While Rowntree spends much of his day working with robots in the Refinery, once he’s at home in his backyard, in nearby Whitbourne, he’s eager to put aside manuals and protocols and let his imagination run free.

“I’ve wanted a wood-fire pizza oven for as long as I can remember,” said Rowntree. “I had planned to build my own but then I found this one and I couldn’t resist. It runs over 800 F and cooks amazing pizza in two-and-a-half minutes.  I’ve been experimenting with all kinds of ingredients and I even change the firewood I burn in the oven, sometimes using maple wood to give my pizza a slightly different flavour.”

With an adventurous spirit like that, it’s no surprise that Rowntree, who loves cooking for friends, has also experimented with a variety of pizza toppings including: shrimp, scallops, bacon, smoked char. “I’ve even tried swapping ranch and Italian dressings in place of a tomato base. Delicious!”

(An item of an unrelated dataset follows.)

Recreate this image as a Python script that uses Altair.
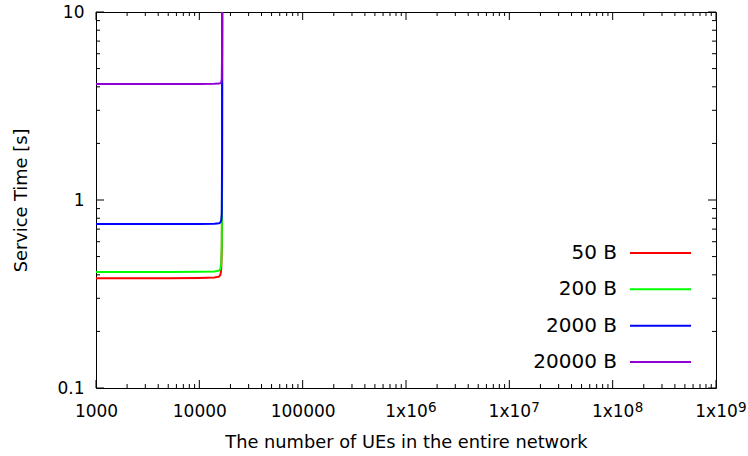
import altair as alt
import pandas as pd

FONT = "DejaVu Sans"

# Message sizes (legend order) and their line colours
sizes = ["50 B", "200 B", "2000 B", "20000 B"]
colors = ["#ff0000", "#00ff00", "#0000ff", "#9400d3"]

# Number of UEs in the network (x) and service time in seconds (y)
ue = [1000, 2000, 5000, 10000, 14000, 15500, 16000, 16300, 16500, 16600, 16650]
svc_50 = [0.384, 0.384, 0.384, 0.385, 0.387, 0.391, 0.40, 0.43, 0.55, 1.3, 20.0]
svc_200 = [0.414, 0.414, 0.414, 0.415, 0.417, 0.421, 0.43, 0.46, 0.58, 1.4, 20.0]
svc_2000 = [0.745, 0.745, 0.745, 0.746, 0.748, 0.752, 0.76, 0.78, 0.85, 1.8, 20.0]
svc_20000 = [4.14, 4.14, 4.14, 4.14, 4.15, 4.16, 4.18, 4.22, 4.4, 6.0, 20.0]
series = [svc_50, svc_200, svc_2000, svc_20000]

# Axis tick positions and labels (powers of ten above 1e5 get a raised exponent)
x_major = [1e3, 1e4, 1e5, 1e6, 1e7, 1e8, 1e9]
x_labels = ["1000", "10000", "100000", "1x10", "1x10", "1x10", "1x10"]
x_exp_values = [1e6, 1e7, 1e8, 1e9]
x_exponents = ["6", "7", "8", "9"]
x_minor = [k * 10 ** d for d in range(3, 9) for k in range(2, 10)]
y_major = [0.1, 1, 10]
y_labels = ["0.1", "1", "10"]
y_minor = [k * 10 ** d for d in (-1, 0) for k in range(2, 10)]

W, H = 620, 376
MAJ, MIN = 8, 4
LABEL_SIZE = 17
TITLE_SIZE = 17.8

xs = alt.Scale(type="log", domain=[1000, 1e9])
ys = alt.Scale(type="log", domain=[0.1, 10])


def label_expr(labels, offset):
    arr = "[" + ",".join("'%s'" % s for s in labels) + "]"
    return "%s[round(log(datum.value)/LN10) + %d]" % (arr, offset)


x_axis = alt.Axis(
    values=x_major, labelExpr=label_expr(x_labels, -3), ticks=False, domain=False,
    grid=False, labelPadding=28, labelBaseline="alphabetic", labelFontSize=LABEL_SIZE,
    labelFont=FONT, labelColor="black", labelOverlap=False, labelFlush=False,
    title="The number of UEs in the entire network", titleFont=FONT,
    titleFontSize=TITLE_SIZE, titleColor="black",
    titleFontWeight="normal", titleBaseline="alphabetic", titleX=W / 2, titleY=59,
)
y_axis = alt.Axis(
    values=y_major, labelExpr=label_expr(y_labels, 1), ticks=False, domain=False,
    grid=False, labelPadding=12, labelBaseline="middle", labelFontSize=LABEL_SIZE,
    labelFont=FONT, labelColor="black", labelOverlap=False, labelFlush=False,
    title="Service Time [s]", titleFont=FONT, titleFontSize=TITLE_SIZE,
    titleColor="black", titleFontWeight="normal",
    titleAngle=270, titleBaseline="middle", titleAlign="center", titleX=-75, titleY=H / 2,
)

# One line layer per message size so that larger sizes are drawn on top
line_layers = []
for i, (name, vals, col) in enumerate(zip(sizes, series, colors)):
    df = pd.DataFrame({"ue": ue, "svc": vals})
    if i == 0:
        ex = alt.X("ue:Q", scale=xs, axis=x_axis)
        ey = alt.Y("svc:Q", scale=ys, axis=y_axis)
    else:
        ex = alt.X("ue:Q", scale=xs)
        ey = alt.Y("svc:Q", scale=ys)
    line_layers.append(
        alt.Chart(df).mark_line(clip=True, strokeWidth=2, color=col).encode(x=ex, y=ey)
    )

# Inward-pointing ticks on all four sides of the frame
tick_layers = []
for vals, ln in ((x_major, MAJ), (x_minor, MIN)):
    tdf = pd.DataFrame({"ue": vals})
    tx = alt.X("ue:Q", scale=xs)
    tick_layers.append(alt.Chart(tdf).mark_rule(color="black", strokeWidth=1).encode(
        x=tx, y=alt.value(H), y2=alt.value(H - ln)))
    tick_layers.append(alt.Chart(tdf).mark_rule(color="black", strokeWidth=1).encode(
        x=tx, y=alt.value(0), y2=alt.value(ln)))
for vals, ln in ((y_major, MAJ), (y_minor, MIN)):
    tdf = pd.DataFrame({"svc": vals})
    ty = alt.Y("svc:Q", scale=ys)
    tick_layers.append(alt.Chart(tdf).mark_rule(color="black", strokeWidth=1).encode(
        y=ty, x=alt.value(0), x2=alt.value(ln)))
    tick_layers.append(alt.Chart(tdf).mark_rule(color="black", strokeWidth=1).encode(
        y=ty, x=alt.value(W), x2=alt.value(W - ln)))

# Raised exponents following the "1x10" tick labels
exp_df = pd.DataFrame({"ue": x_exp_values, "exp": x_exponents})
exp_layer = alt.Chart(exp_df).mark_text(
    align="left", baseline="alphabetic", fontSize=13.5, font=FONT, color="black", dx=22
).encode(x=alt.X("ue:Q", scale=xs), y=alt.value(H + 24), text="exp:N")

main = alt.layer(*line_layers, *tick_layers, exp_layer)

# Key: label on the left, line sample on the right
leg_df = pd.DataFrame({"size": sizes})
leg_y = alt.Y("size:N", scale=alt.Scale(type="point", domain=sizes, range=[241, 350], padding=0), axis=None)
leg_text = alt.Chart(leg_df).mark_text(
    align="right", baseline="middle", fontSize=20, font=FONT, color="black"
).encode(x=alt.value(521), y=leg_y, text="size:N")
leg_line = alt.Chart(leg_df).mark_rule(strokeWidth=2).encode(
    x=alt.value(534), x2=alt.value(595), y=leg_y,
    color=alt.Color("size:N", scale=alt.Scale(domain=sizes, range=colors), legend=None),
)
key = alt.layer(leg_text, leg_line)

chart = (
    alt.layer(main, key)
    .resolve_scale(y="independent", color="independent")
    .properties(
        width=W, height=H,
        autosize=alt.AutoSizeParams(type="none"),
        padding={"left": 96, "top": 12, "right": 32, "bottom": 68},
        background="white",
    )
    .configure_view(stroke="black", strokeWidth=1)
    .configure_axis(labelFont=FONT, titleFont=FONT, labelColor="black", titleColor="black")
)

chart.save("out.html", embed_options={"renderer": "svg", "actions": False})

While his current style of cooking may differ from his dad’s methods, Rowntree still follows his father’s safety precautions when it comes to barbecuing and grilling: “I always have a fire extinguisher nearby and I open the lid completely before lighting the fire – and I make sure the gas pan is turned off when I’m finished.”

Does Rowntree plan to fire up his oven during the upcoming holiday season? “Absolutely. I’ve even developed a Boxing Day Pizza recipe that calls for leftover turkey with a cranberry-mayo base.”

Our gift to you: Chris Rowntree’s Boxing Day Pizza Recipe.


Boxing Day Pizza Recipe courtesy of Chris Rowntree

Ingredients: *

Pizza dough

Cranberry-mayo (2 parts mayo, 1 part cranberry sauce)

Leftover turkey

Leftover stuffing

Shredded mozzarella cheese

Bacon bits


Spread cranberry-mayo evenly over pizza dough

Spread thin layer of stuffing

Place turkey around pizza

Spread thin layer of cheese

Sprinkle bacon over cheese

Cooking times:

Using a pizza oven, cook at 800 F for two-and-a-half minutes. If cooking on a regular barbeque or in a traditional oven, cook at 400 F for 10 minutes.

Leftover gravy makes for a great dipping sauce!

* Use amounts according to your own tastes.